All labour disputes shall be the subject of attempted resolution by way of direct negotiation between the two sides, (the employees and the enterprise, the labour representative and the director) which shall be conducted in a spirit of conciliation, equal ity, fairness and respect for each other's interests.
Where a dispute is not resolved by negotiation, the two sides may choose one of the following forms of conciliation and arbitration:
A conciliatory council comprised of an equal number of representatives of the two sides and the local labour office acting as mediator;
An arbitration council established and presided over by the local labour office or an arbitrator selected by both sides; or
An arbitrator appointed by the Minister of Labour War Invalids and Social Affairs.
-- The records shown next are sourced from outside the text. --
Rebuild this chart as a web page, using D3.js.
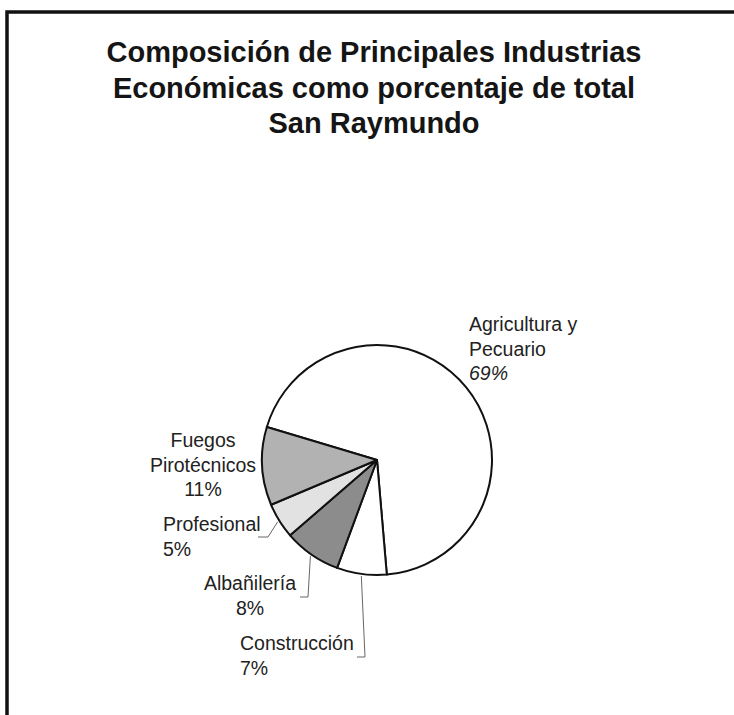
<!DOCTYPE html>
<head>
  <meta charset="utf-8">
  <script src="https://d3js.org/d3.v7.min.js"></script>
  <style>
    body { margin: 0; background: #fff; }
    svg { display: block; background-color: #fff; }
    .title { font-family: "Liberation Sans", Arial, sans-serif; font-weight: bold; font-size: 29px; fill: #151515; }
    .lbl { font-family: "Liberation Sans", Arial, sans-serif; font-size: 19.5px; fill: #222; }
  </style>
</head>
<body>
  <svg id="chart" width="734" height="715"></svg>
  <script>
    // data
    var categories = ["Agricultura y Pecuario", "Construcción", "Albañilería", "Profesional", "Fuegos Pirotécnicos"];
    var values = [69, 7, 8, 5, 11];
    var labelLines = [["Agricultura y", "Pecuario"], ["Construcción"], ["Albañilería"], ["Profesional"], ["Fuegos", "Pirotécnicos"]];
    var titleLines = ["Composición de Principales Industrias", "Económicas como porcentaje de total", "San Raymundo"];

    var fills = ["#ffffff", "#ffffff", "#8c8c8c", "#e2e2e2", "#b2b2b2"];

    var svg = d3.select("#chart"),
      width = +svg.attr("width"),
      height = +svg.attr("height");

    // frame (scanned page edge)
    svg.append("path")
      .attr("d", "M7,715 V12 H734")
      .attr("fill", "none")
      .attr("stroke", "#111")
      .attr("stroke-width", 3.5);

    // title
    svg.append("g").selectAll("text")
      .data(titleLines)
      .enter().append("text")
      .attr("class", "title")
      .attr("x", 374)
      .attr("y", function (d, i) { return 62 + i * 35.5; })
      .attr("text-anchor", "middle")
      .text(function (d) { return d; });

    var cx = 377, cy = 460, r = 115;
    var startA = -73.3 * Math.PI / 180;

    var pie = d3.pie().sort(null).value(function (d) { return d; })
      .startAngle(startA).endAngle(startA + 2 * Math.PI);
    var arcs = pie(values);
    var arc = d3.arc().innerRadius(0).outerRadius(r);

    var g = svg.append("g").attr("transform", "translate(" + cx + "," + cy + ")");

    g.selectAll("path")
      .data(arcs)
      .enter().append("path")
      .attr("d", arc)
      .attr("fill", function (d, i) { return fills[i]; })
      .attr("stroke", "#111")
      .attr("stroke-width", 2)
      .attr("stroke-linejoin", "round");

    // label layout (relative to pie centre): text position and leader elbow
    var layout = [
      { x: 92, y: -129, anchor: "start", leader: null, italicPct: true },
      { x: -137, y: 190, anchor: "start", leader: { ex: -12, ey: 197, tail: 8 } },
      { x: -127, y: 130, anchor: "middle", leader: { ex: -69, ey: 137, tail: 8 } },
      { x: -214, y: 71, anchor: "start", leader: { ex: -109, ey: 77, tail: 10 } },
      { x: -174, y: -13, anchor: "middle", leader: null }
    ];

    function pointOnArc(a, rad) {
      return [rad * Math.sin(a), -rad * Math.cos(a)];
    }

    arcs.forEach(function (d, i) {
      var L = layout[i];
      var lines = labelLines[i].concat([values[i] + "%"]);
      var t = g.append("text")
        .attr("class", "lbl")
        .attr("text-anchor", L.anchor);
      lines.forEach(function (s, k) {
        var ts = t.append("tspan")
          .attr("x", L.x)
          .attr("y", L.y + k * 24.5)
          .text(s);
        if (L.italicPct && k == lines.length - 1) ts.style("font-style", "italic");
      });
      if (L.leader) {
        var mid = (d.startAngle + d.endAngle) / 2;
        var p = pointOnArc(mid, r + 2);
        var pts = [p, [L.leader.ex, L.leader.ey], [L.leader.ex - L.leader.tail, L.leader.ey]];
        g.append("path")
          .attr("d", d3.line()(pts))
          .attr("fill", "none")
          .attr("stroke", "#666")
          .attr("stroke-width", 1);
      }
    });
  </script>
</body>
</html>
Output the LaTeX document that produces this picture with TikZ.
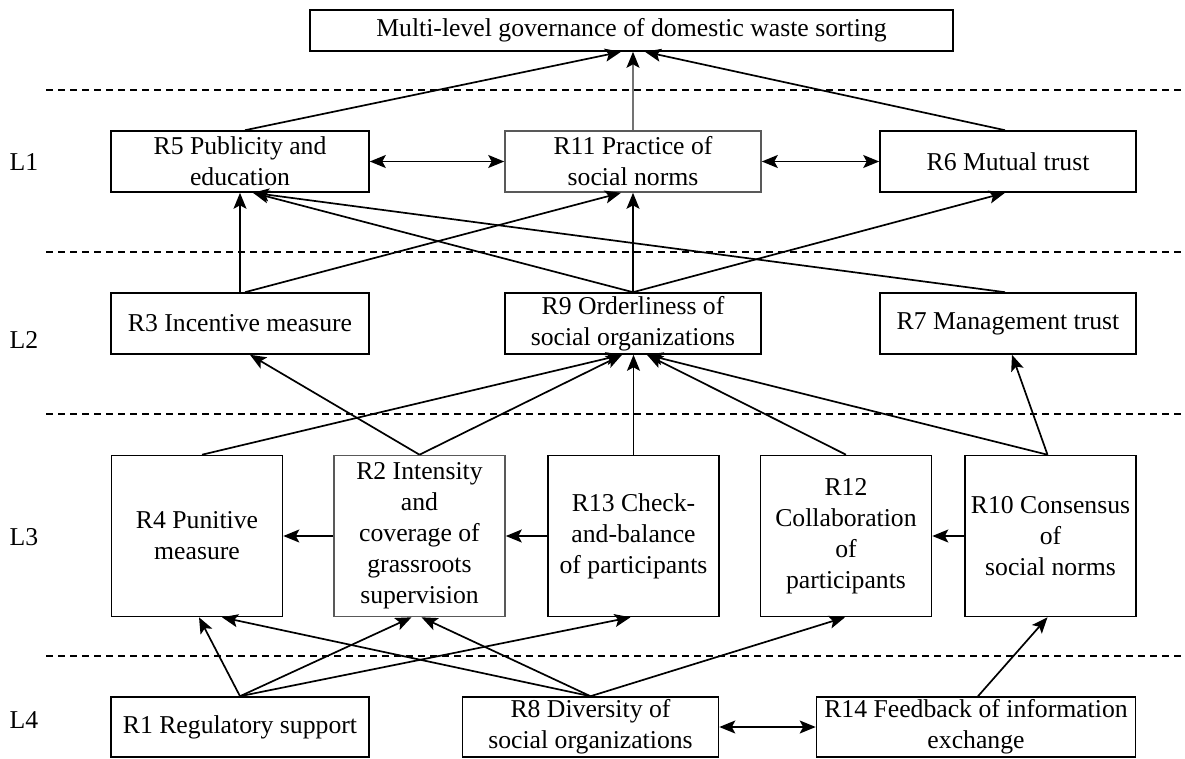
\documentclass[tikz,border=0pt]{standalone}
\usepackage{fontspec}
\setmainfont{Liberation Serif}
\usetikzlibrary{arrows.meta}

\begin{document}
\begin{tikzpicture}[
    x=1pt, y=-1pt,
    every node/.style={font=\fontsize{25.7}{31}\selectfont},
    box/.style={draw, line width=1.6pt, align=center, inner sep=0pt},
    rowbox/.style={box, minimum width=256pt, minimum height=61pt},
    tallbox/.style={box, minimum width=171pt, minimum height=161pt},
    flow/.style={-{Stealth[length=16pt, width=13pt, inset=3.5pt]}, line width=1.7pt},
    twoway/.style={{Stealth[length=16pt, width=13pt, inset=3.5pt]}-{Stealth[length=16pt, width=13pt, inset=3.5pt]}, line width=1.7pt},
    levelsep/.style={dash pattern=on 7pt off 5pt, line width=1.2pt}
]
\useasboundingbox (0,0) rectangle (1185,758);
\foreach \y in {90,252,414,656} \draw[levelsep] (46,\y) -- (1185,\y);

\node (l1) at (24,162) {L1};
\node (l2) at (24,340) {L2};
\node (l3) at (24,537) {L3};
\node (l4) at (24,720) {L4};

\node[box, minimum width=643pt, minimum height=41pt] (goal) at (631.5,30.5) {Multi-level governance of domestic waste sorting};
\node[rowbox, minimum width=258pt] (publicity) at (240,161.5) {R5 Publicity and\\education};
\node[rowbox, draw=black!65] (practice) at (633,161.5) {R11 Practice of\\social norms};
\node[rowbox] (trust) at (1008,161.5) {R6 Mutual trust};
\node[rowbox, minimum width=258pt] (incentive) at (240,323.5) {R3 Incentive measure};
\node[rowbox] (orderliness) at (633,323.5) {R9 Orderliness of\\social organizations};
\node[rowbox] (management) at (1008,323.5) {R7 Management trust};
\node[tallbox] (punitive) at (197,536) {R4 Punitive\\measure};
\node[tallbox, draw=black!65] (intensity) at (419.5,536) {R2 Intensity\\and\\coverage of\\grassroots\\supervision};
\node[tallbox] (checkbal) at (633.5,536) {R13 Check-\\and-balance\\of participants};
\node[tallbox] (collab) at (846,536) {R12\\Collaboration\\of\\participants};
\node[tallbox] (consensus) at (1050.5,536) {R10 Consensus\\of\\social norms};
\node[rowbox, minimum width=258pt, minimum height=60pt] (regulatory) at (240,727) {R1 Regulatory support};
\node[rowbox, minimum height=60pt] (diversity) at (590.5,727) {R8 Diversity of\\social organizations};
\node[rowbox, minimum width=319pt, minimum height=60pt] (feedback) at (976,727) {R14 Feedback of information\\exchange};

\draw[flow] ([xshift=5pt]publicity.north) -- ([xshift=-10.5pt]goal.south);
\draw[flow, draw=black!55, -{Stealth[length=16pt, width=13pt, inset=3.5pt, color=black]}] (practice.north) -- (practice.north |- goal.south);
\draw[flow] ([xshift=-3pt]trust.north) -- ([xshift=13.5pt]goal.south);
\draw[twoway] (publicity.east) -- (practice.west);
\draw[twoway] (practice.east) -- (trust.west);

\draw[flow] (incentive.north) -- (publicity.south);
\draw[flow] ([xshift=5pt]incentive.north) -- ([xshift=-12pt]practice.south);
\draw[flow] (orderliness.north) -- ([xshift=13pt]publicity.south);
\draw[flow] (orderliness.north) -- (practice.south);
\draw[flow] (orderliness.north) -- ([xshift=-3pt]trust.south);
\draw[flow] ([xshift=-3pt]management.north) -- ([xshift=13pt]publicity.south);

\draw[flow] ([xshift=5pt]punitive.north) -- ([xshift=-11pt]orderliness.south);
\draw[flow] (intensity.north) -- ([xshift=10pt]incentive.south);
\draw[flow] (intensity.north) -- ([xshift=-11pt]orderliness.south);
\draw[flow] (checkbal.north) -- (checkbal.north |- orderliness.south);
\draw[flow] (collab.north) -- ([xshift=14pt]orderliness.south);
\draw[flow] ([xshift=-3pt]consensus.north) -- ([xshift=14pt]orderliness.south);
\draw[flow] ([xshift=-3pt]consensus.north) -- ([xshift=4pt]management.south);
\draw[flow] (intensity.west) -- (punitive.east);
\draw[flow] (checkbal.west) -- (intensity.east);
\draw[flow] (consensus.west) -- (collab.east);

\draw[flow] (regulatory.north) -- ([xshift=2pt]punitive.south);
\draw[flow] (regulatory.north) -- ([xshift=-8pt]intensity.south);
\draw[flow] (regulatory.north) -- ([xshift=-3pt]checkbal.south);
\draw[flow] (diversity.north) -- ([xshift=25pt]punitive.south);
\draw[flow] (diversity.north) -- ([xshift=2pt]intensity.south);
\draw[flow] (diversity.north) -- ([xshift=-1pt]collab.south);
\draw[flow] ([xshift=2pt]feedback.north) -- ([xshift=-3pt]consensus.south);
\draw[twoway] (diversity.east) -- (feedback.west);
\end{tikzpicture}
\end{document}
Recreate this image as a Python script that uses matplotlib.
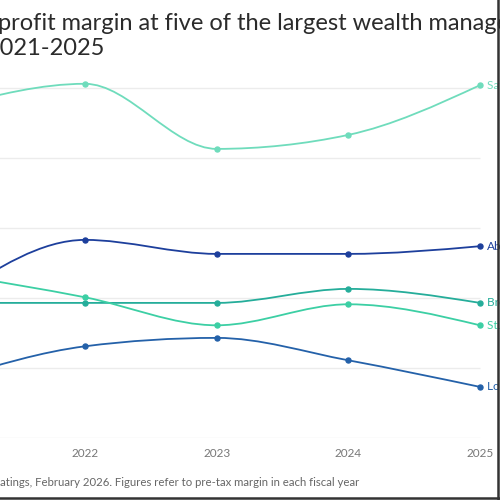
import numpy as np
import matplotlib
matplotlib.use("Agg")
import matplotlib.pyplot as plt
from matplotlib.path import Path
from matplotlib.patches import PathPatch
from matplotlib.lines import Line2D

# pre-tax profit margin (%)
years = [2021, 2022, 2023, 2024, 2025]
names = ["Safra Sarasin", "Aberdeen", "Brown Shipley", "St. James's Place", "Lombard Odier"]
margin_s = [47.4, 50.6, 41.3, 43.3, 50.4]
margin_a = [20.2, 28.3, 26.3, 26.3, 27.4]
margin_b = [19.3, 19.3, 19.3, 21.3, 19.3]
margin_st = [23.4, 20.1, 16.1, 19.1, 16.1]
margin_l = [8.5, 13.1, 14.3, 11.1, 7.3]
series = [margin_s, margin_a, margin_b, margin_st, margin_l]
colors = ["#6fdcbc", "#1d3f9c", "#25ad9a", "#3ccfa4", "#2461a9"]
grid_vals = [0, 10, 20, 30, 40, 50]
tick_years = [2022, 2023, 2024, 2025]

title_1 = "profit margin at five of the largest wealth managers"
title_2 = "2021-2025"
footer = "ratings, February 2026. Figures refer to pre-tax margin in each fiscal year"

plt.rcParams["font.family"] = ["Lato", "DejaVu Sans"]


def monotone_path(x, y):
    # same shape as a monotone-x cubic curve
    x = np.asarray(x, float)
    y = np.asarray(y, float)
    h = np.diff(x)
    s = np.diff(y) / h
    t = np.zeros(len(x))
    for i in range(1, len(x) - 1):
        p = (s[i - 1] * h[i] + s[i] * h[i - 1]) / (h[i - 1] + h[i])
        t[i] = (np.sign(s[i - 1]) + np.sign(s[i])) * min(abs(s[i - 1]), abs(s[i]), 0.5 * abs(p))
    t[0] = (3 * s[0] - t[1]) / 2
    t[-1] = (3 * s[-1] - t[-2]) / 2
    verts = [(x[0], y[0])]
    codes = [Path.MOVETO]
    for i in range(len(x) - 1):
        dx = (x[i + 1] - x[i]) / 3
        verts += [(x[i] + dx, y[i] + dx * t[i]),
                  (x[i + 1] - dx, y[i + 1] - dx * t[i + 1]),
                  (x[i + 1], y[i + 1])]
        codes += [Path.CURVE4] * 3
    return Path(verts, codes)


fig = plt.figure(figsize=(5, 5), dpi=100)
# the view is a crop: 2021 sits just off the left edge
ax = fig.add_axes([0, 0.124, 1, 0.876])
ax.set_xlim(2021.354, 2025.152)
ax.set_ylim(0, 62.57)
for sp in ax.spines.values():
    sp.set_visible(False)
ax.set_yticks([])
ax.set_xticks(tick_years)
ax.set_xticklabels([str(y) for y in tick_years], fontsize=8.5, color="#777777")
ax.tick_params(axis="x", length=0, pad=7)

ax.hlines(grid_vals, 2021, 2025, colors="#ececec", lw=1, zorder=0)

for vals, name, c in zip(series, names, colors):
    ax.add_patch(PathPatch(monotone_path(years, vals), facecolor="none",
                           edgecolor=c, lw=1.3, zorder=2))
    ax.plot(years, vals, ls="none", marker="o", ms=3.6, color=c, zorder=3)
    ax.text(2025.053, vals[-1], name, fontsize=8.5, color=c,
            va="center", ha="left", clip_on=False)

# texts cut by the left edge of the view
renderer = fig.canvas.get_renderer()


def cut_text(full, hidden, y, **kw):
    a = fig.text(0, y, full, **kw)
    b = fig.text(0, y, full[len(hidden):], **kw)
    off = a.get_window_extent(renderer).width - b.get_window_extent(renderer).width
    b.remove()
    a.set_x(-off / 500)
    return a


fig.text(-0.003, 1 - 30.5 / 500, title_1, fontsize=17, color="#2b2b2b", va="baseline")
cut_text(title_2, "2", 1 - 55 / 500, fontsize=17, color="#2b2b2b", va="baseline")
cut_text(footer, "r", 1 - 482 / 500, fontsize=8.2, color="#666666", va="center")

# dark frame on the right and bottom of the view
fig.add_artist(Line2D([0.9965, 0.9965], [0, 1], color="#333333", lw=1.8))
fig.add_artist(Line2D([0, 1], [0.005, 0.005], color="#333333", lw=1.8))

fig.savefig("out.png", dpi=100)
The form of conciliation and arbitration agreed upon by both sides shall have been recorded in the collective labour agreement.
Where the conciliation fails, and the arbitration is ineffective, either side may bring the dispute before the People's Court for judgment.
The procedures for consideration of the complaints, conciliation and arbitration shall be stipulated by the Minister of Labour War Invalids and Social Affairs.
All established and functioning enterprises which have signed a collective labour agreement and labour contracts and which have issued internal labour rules that do not conform with these Regulations shall, within two months after the effective date of these Regulations, amend those rules in order that they shall so conform.
The Minister of Labour War Invalids and Social Affairs shall ensure that practical guidance is provided and shall issue detailed provisions, for the implementation of these Regulations.